We expect our courts to call foul when legislators pass laws that cross the constitutional line. Thousands of farmworkers are hoping that our highest court will allow them to have the same rights that all other workers in our state and country have, and strike down California’s misguided experiment in forced contracting.

The California Supreme Court is set to decide whether the state’s experiment in forced agricultural labor contracts violates the constitutional safeguard of equal protection. That case, heard in September, was brought by Fresno-based peach grower Gerawan Farming, one of the largest employers in my district. In 2012, the United Farm Workers invoked a 2002 law that empowers the California Agricultural Labor Relations Board (ALRB) to draft and impose a “contract” governing virtually every aspect of the working lives of thousands of Gerawan employees. That non-negotiated “contract” would be forced on employees without their consent, and Gerawan would be required to fire workers who refuse to give up three percent of their pay to the UFW.

Gerawan’s workers say this legislative experiment to foster labor “stability” and “peace in the fields” does not work.
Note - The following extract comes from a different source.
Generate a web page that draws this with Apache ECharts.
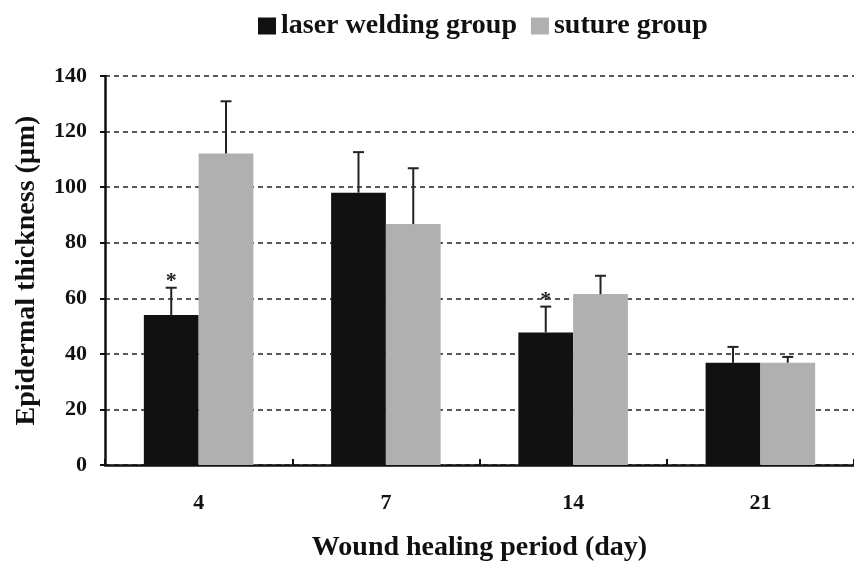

For five years they have been asking the ALRB for the right to decide for themselves whether the UFW will speak for them at the bargaining table. The UFW last stood for election at Gerawan in 1990. Many of the company’s workers were not born at that time. None of them had any reason to believe that the UFW represented their interests since the union abandoned them for over two decades.

When the UFW resurfaced in 2012 to demand that the ALRB write and impose a contract on Gerawan and its employees, the workers organized one of the largest strikes in California agricultural history. They weren’t protesting Gerawan. They were standing up to the union and the labor agency created to protect worker rights.

What did the ALRB do in response to this worker-led revolt? When hundreds of Gerawan farmworkers traveled to Sacramento to plead their case, the ALRB Chairman thanked them for coming, handed them a generic informational pamphlet, and showed them the door. When Gerawan workers and the company’s owner visited the State Capitol to petition against a UFW-sponsored bill that would accelerate forced contracting, the ALRB charged Gerawan with attempting to undermine the union. When a majority of Gerawan’s workers asked for the right to vote, the ALRB conducted an election, impounded the ballots, and imposed a contract that would bar pickets, protests, and boycotts. Four years after that election, the ballots remain uncounted.

During the September argument before the Supreme Court, the ALRB lawyer told the justices that Gerawan’s employees “could have filed a charge” against the UFW for abandoning them, or “could have sought a decertification election.” He did not mention that the employees did both of these things, and that the ALRB dismissed the charges, and refused to count the ballots. When asked by the court how forced contracting vindicates worker rights, the ALRB claimed that entrenching unions and imposing dues on workers promotes “freedom from interference of the employer in the choices the employees make.” That Orwellian answer begs a different question: Who is protecting the workers from the ALRB’s interference in their right to choose?

I asked this question two years ago when I introduced a bill to give workers a voice in this forced contracting process. That bill was shot down before it reached the Assembly floor, leaving 200 workers who pleaded their case before the Labor and Employment Committee to ask a different question: Why did they give up a day’s pay to witness this farcical display of democracy? It taught these hardworking folks a painful lesson about politics in Sacramento – it is impossible for the Legislature to fix a problem when the “fix” is in.

Assemblyman Jim Patterson, R-Fresno, represents the 23rd Assembly District in the California Legislature, which includes communities in Fresno and Tulare County.